En su conferencia semanal, el presidente José Raúl Mulino volvió a encender las alarmas —y, de paso, algunas susceptibilidades— al cuestionar abiertamente el desempeño del sistema bancario panameño frente al movimiento de dinero ilícito. Lo hizo con un tono crítico que no es nuevo, pero que cada vez revela más detalles incómodos: mientras al ciudadano común le exigen justificar hasta el último dólar, grandes sumas provenientes de actividades dudosas parecen deslizarse con sorprendente fluidez por los canales financieros formales.
El contralor Anel Flores reforzó la idea con declaraciones igual de contundentes: funcionarios del gobierno anterior moviendo dinero mediante tarjetas prepagadas, esquemas de leasing y otros mecanismos diseñados, en teoría, para operaciones legítimas.

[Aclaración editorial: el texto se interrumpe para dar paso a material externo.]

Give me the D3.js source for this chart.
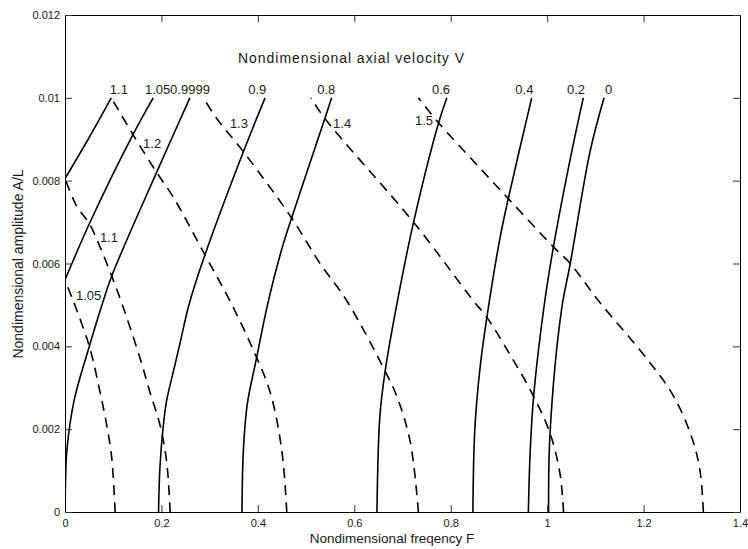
<!DOCTYPE html>
<html>
<head>
<meta charset="utf-8">
<script src="https://cdn.jsdelivr.net/npm/d3@7"></script>
<style>
  body { margin: 0; background: #fff; }
  svg { display: block; }
  text { font-family: "Liberation Sans", Arial, Helvetica, sans-serif; fill: #1a1a1a; }
</style>
</head>
<body>
<svg id="chart"></svg>
<script>
const width = 748;
const height = 549;

// tick values
const xTicks = [0, 0.2, 0.4, 0.6, 0.8, 1, 1.2, 1.4];
const yTicks = [0, 0.002, 0.004, 0.006, 0.008, 0.01, 0.012];

// solid curves (V below / near 1), points are [F, A/L]
const solidNames = ["1.1", "1.05", "0.9999", "0.9", "0.8", "0.6", "0.4", "0.2", "0"];
const solidCurves = [
  [[0, 0.00805], [0.048, 0.009], [0.096, 0.01]],
  [[0, 0.0056], [0.0505, 0.00696], [0.1417, 0.00913], [0.183, 0.01]],
  [[0, 0], [0.0008, 0.0006], [0.004, 0.0015], [0.019, 0.0027], [0.0505, 0.004], [0.074, 0.0049], [0.097, 0.0057], [0.19, 0.0082], [0.259, 0.01]],
  [[0.194, 0], [0.197, 0.0011], [0.204, 0.0021], [0.211, 0.0027], [0.225, 0.0034], [0.239, 0.0041], [0.257, 0.005], [0.29, 0.0062], [0.37, 0.0087], [0.415, 0.01]],
  [[0.367, 0], [0.37, 0.0015], [0.378, 0.0026], [0.397, 0.0037], [0.42, 0.005], [0.446, 0.0062], [0.47, 0.0071], [0.539, 0.0095], [0.553, 0.01]],
  [[0.647, 0], [0.653, 0.0023], [0.664, 0.0034], [0.688, 0.005], [0.723, 0.007], [0.775, 0.0094], [0.792, 0.01]],
  [[0.846, 0], [0.85, 0.002], [0.861, 0.0035], [0.875, 0.0047], [0.902, 0.0066], [0.92, 0.0076], [0.968, 0.01]],
  [[0.961, 0], [0.965, 0.0015], [0.972, 0.0028], [0.994, 0.005], [1.013, 0.0064], [1.051, 0.0087], [1.075, 0.01]],
  [[1.003, 0], [1.006, 0.0019], [1.03, 0.0049], [1.048, 0.006], [1.089, 0.0087], [1.118, 0.01]]
];
const solidLabelAt = [[0.093, 0.0101], [0.166, 0.0101], [0.218, 0.0101], [0.38, 0.0101], [0.523, 0.0101],
  [0.761, 0.0101], [0.934, 0.0101], [1.041, 0.0101], [1.12, 0.0101]];

// dashed curves (V above 1)
const dashedNames = ["1.05", "1.1", "1.2", "1.3", "1.4", "1.5"];
const dashedCurves = [
  [[0.104, 0], [0.097, 0.0013], [0.0865, 0.0021], [0.0726, 0.0029], [0.0505, 0.004], [0.017, 0.0051], [0, 0.0056]],
  [[0.218, 0], [0.211, 0.0012], [0.197, 0.0021], [0.176, 0.0029], [0.156, 0.0037], [0.119, 0.005], [0.0968, 0.0057], [0.0726, 0.0064], [0.0505, 0.00696], [0.0235, 0.0074], [0, 0.00805]],
  [[0.46, 0], [0.4495, 0.0015], [0.4253, 0.0029], [0.391, 0.0039], [0.342, 0.0051], [0.2905, 0.0062], [0.2247, 0.0076], [0.19, 0.0082], [0.1417, 0.0091], [0.096, 0.01]],
  [[0.733, 0], [0.716, 0.0017], [0.688, 0.0028], [0.664, 0.0034], [0.5844, 0.0051], [0.529, 0.006], [0.47, 0.0071], [0.37, 0.0087], [0.3147, 0.0095], [0.287, 0.01]],
  [[1.034, 0], [1.027, 0.0009], [1.006, 0.0019], [0.9716, 0.0028], [0.923, 0.0038], [0.875, 0.0047], [0.847, 0.0051], [0.7226, 0.007], [0.539, 0.0095], [0.51, 0.01]],
  [[1.324, 0], [1.317, 0.001], [1.3, 0.0018], [1.262, 0.0028], [1.207, 0.0037], [1.1065, 0.0051], [1.048, 0.006], [1.013, 0.0064], [0.92, 0.00756], [0.861, 0.0083], [0.7745, 0.0094], [0.733, 0.01]]
];
const dashedLabelAt = [[0.0228, 0.00513], [0.0726, 0.00653], [0.162, 0.0088], [0.342, 0.00928], [0.556, 0.00928], [0.726, 0.00935]];

const svg = d3.select("#chart")
  .attr("width", width)
  .attr("height", height);

const x = d3.scaleLinear().domain([0, 1.4]).range([65, 740]);
const y = d3.scaleLinear().domain([0, 0.012]).range([512, 15]);

svg.append("defs").append("clipPath").attr("id", "plot")
  .append("rect")
  .attr("x", 65).attr("y", 15)
  .attr("width", 675).attr("height", 497);

const line = d3.line()
  .x(d => x(d[0]))
  .y(d => y(d[1]))
  .curve(d3.curveCatmullRom.alpha(0.5));

const curves = svg.append("g").attr("clip-path", "url(#plot)");

curves.selectAll("path.solid")
  .data(solidCurves)
  .enter()
  .append("path")
  .attr("class", "solid")
  .attr("d", line)
  .attr("fill", "none")
  .attr("stroke", "#000")
  .attr("stroke-width", 1.6);

curves.selectAll("path.dashed")
  .data(dashedCurves)
  .enter()
  .append("path")
  .attr("class", "dashed")
  .attr("d", line)
  .attr("fill", "none")
  .attr("stroke", "#000")
  .attr("stroke-width", 1.6)
  .attr("stroke-dasharray", "10,7");

// axes: MATLAB style box with inward ticks
const tickLen = 7;
const fmt = d => String(d);

svg.append("g")
  .attr("transform", "translate(0,512)")
  .call(d3.axisBottom(x).tickValues(xTicks).tickFormat(fmt).tickSizeInner(-tickLen).tickSizeOuter(0).tickPadding(7));

svg.append("g")
  .attr("transform", "translate(0,15)")
  .call(d3.axisTop(x).tickValues(xTicks).tickFormat("").tickSizeInner(-tickLen).tickSizeOuter(0));

svg.append("g")
  .attr("transform", "translate(65,0)")
  .call(d3.axisLeft(y).tickValues(yTicks).tickFormat(fmt).tickSizeInner(-tickLen).tickSizeOuter(0).tickPadding(5));

svg.append("g")
  .attr("transform", "translate(740,0)")
  .call(d3.axisRight(y).tickValues(yTicks).tickFormat("").tickSizeInner(-tickLen).tickSizeOuter(0));

svg.selectAll(".domain").attr("stroke", "#000");
svg.selectAll(".tick line").attr("stroke", "#333");
svg.selectAll(".tick text").attr("font-size", 11).attr("fill", "#1a1a1a")
  .style("font-family", '"Liberation Sans", Arial, sans-serif');

// curve labels
svg.append("g").selectAll("text")
  .data(solidNames)
  .enter()
  .append("text")
  .attr("x", (d, i) => x(solidLabelAt[i][0]))
  .attr("y", (d, i) => y(solidLabelAt[i][1]))
  .attr("font-size", 13)
  .text(d => d);

svg.append("g").selectAll("text")
  .data(dashedNames)
  .enter()
  .append("text")
  .attr("x", (d, i) => x(dashedLabelAt[i][0]))
  .attr("y", (d, i) => y(dashedLabelAt[i][1]))
  .attr("font-size", 13)
  .text(d => d);

svg.append("text")
  .attr("x", 238)
  .attr("y", 63)
  .attr("font-size", 14)
  .attr("textLength", 226)
  .text("Nondimensional axial velocity V");

svg.append("text")
  .attr("x", 392)
  .attr("y", 543)
  .attr("text-anchor", "middle")
  .attr("font-size", 13.5)
  .text("Nondimensional freqency F");

svg.append("text")
  .attr("transform", "translate(23,264) rotate(-90)")
  .attr("text-anchor", "middle")
  .attr("font-size", 14)
  .text("Nondimensional amplitude A/L");
</script>
</body>
</html>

Ambos coinciden en algo: la banca es un protagonista —voluntario o involuntario— en la circulación de fondos que nadie puede explicar con solvencia moral ni contable.
Y aquí es donde surge la contradicción que amerita mirarse con lupa. Porque si los procedimientos bancarios habituales se aplican como corresponde, resulta difícil imaginar cómo un ciudadano con un saldo discreto —digamos, 35 dólares con 35 centavos— podría, de la noche a la mañana, empezar a mover miles o millones sin que se prendan todas las alarmas internas. Los bancos operan con límites estrictos: depósitos pequeños fluyen por cajeros o ventanilla sin contratiempos, pero una operación de un millón de dólares exige presencia física, documentación probatoria, verificación de origen de fondos y la intervención de personal autorizado. No es una sugerencia: es norma.
Si ese marco operativo se cumple, entonces la pregunta inevitable es otra: ¿en qué punto del camino se extravió la vigilancia? ¿Fue un oficial de cumplimiento que prefirió no ver? ¿Una entidad que optó por guardar silencio? ¿O, simplemente, un sistema que aprendió a convivir con prácticas que contradicen su propio discurso de rigor?
La anécdota del presidente —un cheque por la venta de un toro que solo pudo cambiar tras presentar tres años de declaraciones de renta— ilustra el contraste. Mientras él debía justificar 1,350 dólares, alguien más movía 38 millones firmando cada cierto tiempo, como si nada. La ironía, por supuesto, no es gratuita.
La Asociación Bancaria de Panamá responde que los bancos “hacen lo imposible” por prevenir el blanqueo y que, en muchos casos, son “víctimas del abuso” de quienes buscan colar dinero sucio en el sistema. Añaden que ningún control es infalible y que la banca no puede convertirse en juez. Tienen razón en la teoría: no les corresponde condenar, pero sí alertar. Y según cifras recientes, la mayoría de los Reportes de Operaciones Sospechosas provienen precisamente de los bancos. Un punto a su favor.
Pero la distancia entre la normativa y lo que parece ocurrir en la práctica sigue siendo demasiado amplia para ignorarla. Porque, aunque la banca asegure que los controles existen, la percepción ciudadana —y ahora también la presidencial— es que no todos transitan por las mismas reglas. Y cuando la sospecha se instala, el sistema entero pierde legitimidad.
La reflexión central, expresada con dureza por el propio Ejecutivo, es que el país no puede darse el lujo de permitir que algunos hagan y otros dejen hacer. No se trata solo de un problema de seguridad o de reputación internacional; se trata de la integridad del sistema financiero que sostiene la vida económica del país.
Si los controles sobran para quienes pagan impuestos y faltan para quienes saquean al Estado, entonces la pregunta final no la hace la ciudadanía, sino la realidad misma: si todo pasa ante las narices del sistema y nadie parece enterarse… ¿quién podrá defendernos?
El autor es administrador industrial.